Records with drawing code »
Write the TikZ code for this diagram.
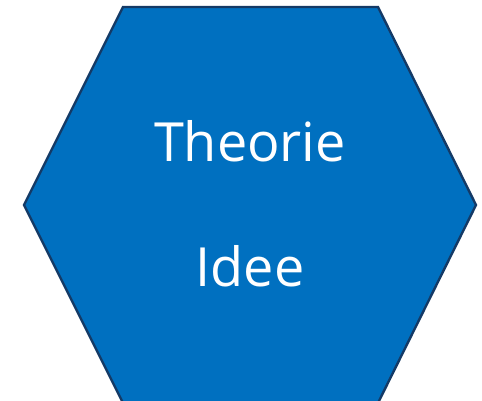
\documentclass[tikz,border=0pt]{standalone}
\usepackage{fontspec}
\setmainfont{Open Sans}
\definecolor{hexblue}{HTML}{0070C0}
\definecolor{hexnavy}{HTML}{143A66}

\begin{document}
\begin{tikzpicture}[x=1pt,y=1pt,
  hexlabel/.style={anchor=base, inner sep=0pt, text=white, font=\fontsize{54}{60}\selectfont}]
  \useasboundingbox (0,0) rectangle (482,401);
  \begin{scope}
    \clip (0,0) rectangle (482,401);
    \fill[hexblue, draw=hexnavy, line width=2.4pt, line join=miter]
      (123,394) -- (378,394) -- (476,196) -- (378,-2) -- (123,-2) -- (24,196) -- cycle;
  \end{scope}
  \node[hexlabel] (theorie) at (250,239.3) {Theorie};
  \node[hexlabel] (idee) at (250,114.3) {Idee};
\end{tikzpicture}
\end{document}
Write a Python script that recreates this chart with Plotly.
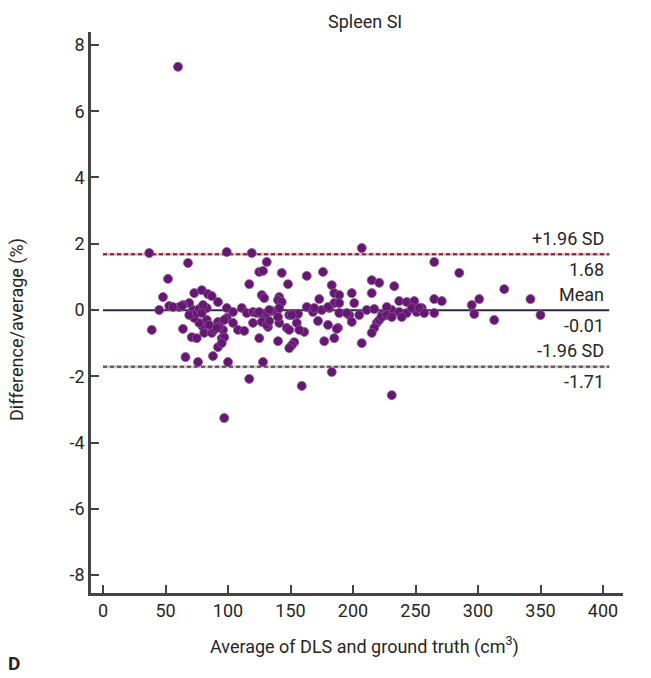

Aim »
Copy all lines of the listing above that contain the string "this".

Written answer »
Write the TikZ code for this diagram.
Write a Python script that recreates this chart with Plotly.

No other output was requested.